In its 7-2 decision in Staub v. City of Baxley, 355 U.S. 313 (1958), the Supreme Court voided an ordinance in Baxley, Georgia, that required individuals soliciting members for any dues-collecting organization to obtain a permit from the mayor and city council. The ordinance allowed the officials to deny the permit if they thought the organization was deleterious to the general welfare of the citizens.

In a decision affirmed by higher state courts, the Mayor’s Court had convicted Rose Staub, an employee of the International Ladies’ Garment Workers’ Union, of not applying for a permit before meeting with residents in their homes to encourage them to join her organization. Staub argued that the license fee was discriminatory and unreasonable and violated First Amendment freedoms of speech, press, and lawful assembly.

In his decision for the Court, Justice Charles Evans Whittaker focused on two issues. First, he denied that the state court of appeals, which had refused Staub standing because she had not applied for the permit and further insisted that she had to attack specific sections of the law rather than the law as a whole, had offered adequate procedural grounds for rejecting the case.
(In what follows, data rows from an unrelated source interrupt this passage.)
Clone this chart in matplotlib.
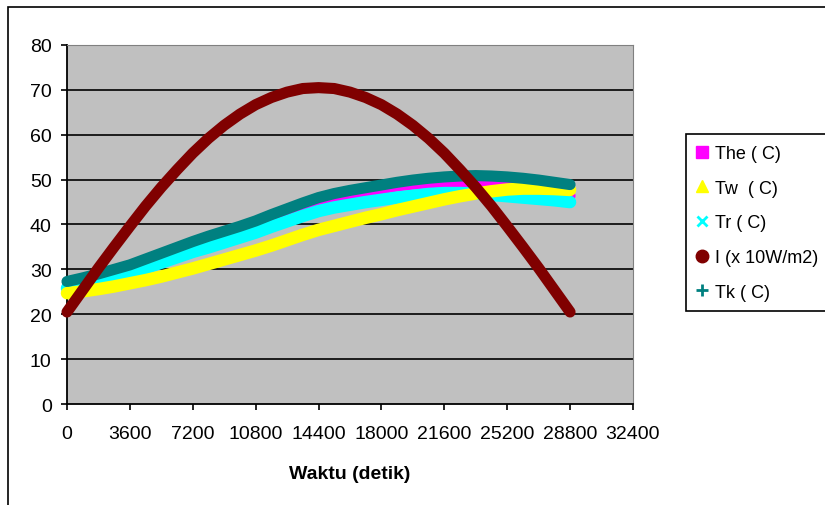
import matplotlib.pyplot as plt
from matplotlib.lines import Line2D
from matplotlib.patches import Rectangle

plt.rcParams['font.family'] = ['Liberation Sans', 'DejaVu Sans']

# time in seconds, every 15 minutes
waktu = [0, 900, 1800, 2700, 3600, 4500, 5400, 6300, 7200, 8100, 9000,
         9900, 10800, 11700, 12600, 13500, 14400, 15300, 16200, 17100,
         18000, 18900, 19800, 20700, 21600, 22500, 23400, 24300, 25200,
         26100, 27000, 27900, 28800]

the = [26.0, 27.0, 27.8, 28.8, 29.8, 31.1, 32.4, 33.7, 35.0, 36.2, 37.4,
       38.6, 39.8, 41.1, 42.4, 43.6, 44.8, 45.8, 46.6, 47.4, 48.0, 48.6,
       49.0, 49.3, 49.5, 49.6, 49.6, 49.5, 49.2, 48.7, 48.0, 47.3, 46.4]
tw = [24.7, 25.1, 25.6, 26.2, 26.9, 27.6, 28.4, 29.3, 30.2, 31.2, 32.2,
      33.2, 34.2, 35.3, 36.5, 37.7, 38.8, 39.7, 40.6, 41.5, 42.3, 43.2,
      44.0, 44.8, 45.6, 46.3, 46.9, 47.4, 47.8, 48.0, 48.0, 47.9, 47.7]
tr = [25.8, 26.5, 27.3, 28.2, 29.2, 30.3, 31.5, 32.7, 33.9, 34.9, 36.0,
      37.1, 38.2, 39.5, 40.7, 41.9, 43.0, 43.8, 44.4, 45.0, 45.5, 46.0,
      46.4, 46.8, 47.0, 47.0, 46.9, 46.6, 46.3, 46.0, 45.7, 45.4, 45.0]
rad = [20.5, 25.4, 30.3, 35.0, 39.6, 44.1, 48.3, 52.2, 55.9, 59.2, 62.1,
       64.6, 66.7, 68.3, 69.5, 70.3, 70.5, 70.3, 69.5, 68.3, 66.7, 64.6,
       62.1, 59.2, 55.9, 52.2, 48.3, 44.1, 39.6, 35.0, 30.3, 25.4, 20.5]
tk = [27.3, 28.1, 29.0, 30.0, 31.0, 32.3, 33.6, 34.9, 36.2, 37.4, 38.5,
      39.6, 40.8, 42.2, 43.5, 44.8, 46.0, 46.9, 47.6, 48.2, 48.8, 49.4,
      49.9, 50.3, 50.6, 50.8, 50.9, 50.8, 50.6, 50.3, 49.9, 49.4, 48.9]

fig = plt.figure(figsize=(8.25, 5.06), dpi=100)
ax = fig.add_axes([0.0812, 0.1996, 0.686, 0.7095])
ax.set_facecolor('#C0C0C0')

# outer chart border
fig.patches.append(Rectangle((8 / 825, -0.2), 1.2, 1 - 8 / 506 + 0.2,
                             transform=fig.transFigure, fill=False,
                             edgecolor='black', linewidth=1.2))

series = [
    (the, '#FF00FF', 8, 2),
    (tr, '#00FFFF', 9, 3),
    (tw, '#FFFF00', 9, 4),
    (tk, '#008080', 8, 5),
    (rad, '#800000', 8, 6),
]
for vals, col, lw, z in series:
    ax.plot(waktu, vals, color=col, linewidth=lw, solid_capstyle='round',
            solid_joinstyle='round', zorder=z, clip_on=False)

ax.set_xlim(0, 32400)
ax.set_ylim(0, 80)
ax.set_xticks(range(0, 32401, 3600))
ax.set_yticks(range(0, 81, 10))
for y in range(10, 80, 10):
    ax.axhline(y, color='black', linewidth=1.2, zorder=1)

for side in ['top', 'right']:
    ax.spines[side].set_color('#808080')
for side in ['left', 'bottom']:
    ax.spines[side].set_linewidth(1.3)
ax.tick_params(axis='both', labelsize=14, length=4, width=1.2, direction='out')
ax.tick_params(axis='x', pad=11)
ax.tick_params(axis='y', pad=7)
ax.set_xlabel('Waktu (detik)', fontsize=14, fontweight='bold', labelpad=17)

handles = [
    Line2D([], [], linestyle='none', marker='s', color='#FF00FF', markersize=8, label='The ( C)'),
    Line2D([], [], linestyle='none', marker='^', color='#FFFF00', markersize=9, label='Tw  ( C)'),
    Line2D([], [], linestyle='none', marker='x', color='#00FFFF', markersize=7, markeredgewidth=2, label='Tr ( C)'),
    Line2D([], [], linestyle='none', marker='o', color='#800000', markersize=9, label='I (x 10W/m2)'),
    Line2D([], [], linestyle='none', marker='+', color='#008080', markersize=8, markeredgewidth=2, label='Tk ( C)'),
]
leg = fig.legend(handles=handles, loc='upper left',
                 bbox_to_anchor=(686 / 825, 1 - 135 / 506),
                 bbox_transform=fig.transFigure, fontsize=13,
                 frameon=True, fancybox=False, framealpha=1,
                 edgecolor='black', handlelength=0.6, handletextpad=0.4,
                 labelspacing=0.98, borderaxespad=0, borderpad=0.6)
leg.get_frame().set_linewidth(1.2)

fig.savefig('out.png', dpi=100)
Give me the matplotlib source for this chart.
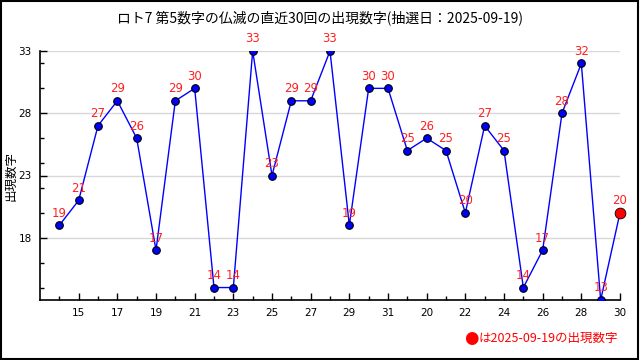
import matplotlib
matplotlib.use("Agg")
import matplotlib.pyplot as plt
from matplotlib.patches import Rectangle

plt.rcParams['font.family'] = ['Noto Sans CJK JP', 'DejaVu Sans']

# draw order 1..30, value of the 5th number
draws = list(range(1, 31))
values = [19, 21, 27, 29, 26, 17, 29, 30, 14, 14, 33, 23, 29, 29, 33,
          19, 30, 30, 25, 26, 25, 20, 27, 25, 14, 17, 28, 32, 13, 20]
# tick labels shown on every second draw
label_pos = [2, 4, 6, 8, 10, 12, 14, 16, 18, 20, 22, 24, 26, 28, 30]
label_txt = ['15', '17', '19', '21', '23', '25', '27', '29', '31',
             '20', '22', '24', '26', '28', '30']
y_major = [18, 23, 28, 33]
y_minor = [14, 16, 20, 22, 24, 26, 30, 32]

title = 'ロト7 第5数字の仏滅の直近30回の出現数字(抽選日：2025-09-19)'
note = 'は2025-09-19の出現数字'

fig = plt.figure(figsize=(6.4, 3.6), dpi=100)
ax = fig.add_axes([40/640, 60/360, 580/640, 249/360])

#line and markers
ax.plot(draws, values, color='#0000ff', lw=1, zorder=2)
ax.scatter(draws[:-1], values[:-1], s=30, color='#0000ff', edgecolor='black', lw=0.8, zorder=3)
ax.scatter(draws[-1:], values[-1:], s=60, color='#ff0000', edgecolor='black', lw=0.6, zorder=4, clip_on=False)

#value labels above each point
for x, v in zip(draws, values):
    ax.annotate(str(v), (x, v), xytext=(0, 4), textcoords='offset points',
                ha='center', va='bottom', color='#ff2020', fontsize=8.5,
                family=['DejaVu Sans'], annotation_clip=False)

ax.set_xlim(0, 30)
ax.set_ylim(13, 33)
ax.set_xticks(draws, minor=True)
ax.set_xticks(label_pos)
ax.set_xticklabels(label_txt, family=['DejaVu Sans'], fontsize=7.5)
ax.set_yticks(y_major)
ax.set_yticks(y_minor, minor=True)
ax.set_yticklabels([str(t) for t in y_major], family=['DejaVu Sans'], fontsize=7.5)
# ticks point inward like the original
ax.tick_params(axis='both', which='major', length=5, width=1, direction='in', pad=6)
ax.tick_params(axis='both', which='minor', length=3, width=1, direction='in')
ax.grid(axis='y', color='#d8d8d8', lw=1)
ax.set_axisbelow(True)

for side in ['top', 'right']:
    ax.spines[side].set_visible(False)
ax.spines['left'].set_linewidth(1.2)
ax.spines['bottom'].set_linewidth(1.2)

#y label placed by hand, left of the tick labels
fig.text(11/640, 1 - 176/360, '出現数字', rotation=90, ha='center', va='center', fontsize=9)

fig.text(0.5, 1 - 18/360, title, ha='center', va='center', fontsize=10)

#note at bottom right, with a bigger red dot in front
fig.text(618/640, 1 - 338/360, note, ha='right', va='center', fontsize=9, color='#ff0000')
fig.text(479/640, 1 - 338/360, '●', ha='right', va='center', fontsize=12, color='#ff0000',
         family=['DejaVu Sans'])

#outer border
fig.patches.append(Rectangle((0.002, 0.003), 0.995, 0.994, transform=fig.transFigure,
                             fill=False, edgecolor='black', lw=1.5))

fig.savefig('out.png', dpi=100)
Second, and more important, he ruled that the law was “invalid on its face” because the license requirement “makes enjoyment of the constitutionally guaranteed freedom of speech contingent upon the will of the Mayor and Council of the City and thereby constitutes a prior restraint upon, and abridges, that freedom.”

In a dissent joined by Justice Tom C. Clark, Justice Felix Frankfurter focused on federalism concerns. He believed state courts were entitled to deference on issues related to the proper standing of parties and whether they had to challenge a law in part or in whole.

This case is one of several in which the Court has rejected licensing requirements that vest discretion in the licensing authority.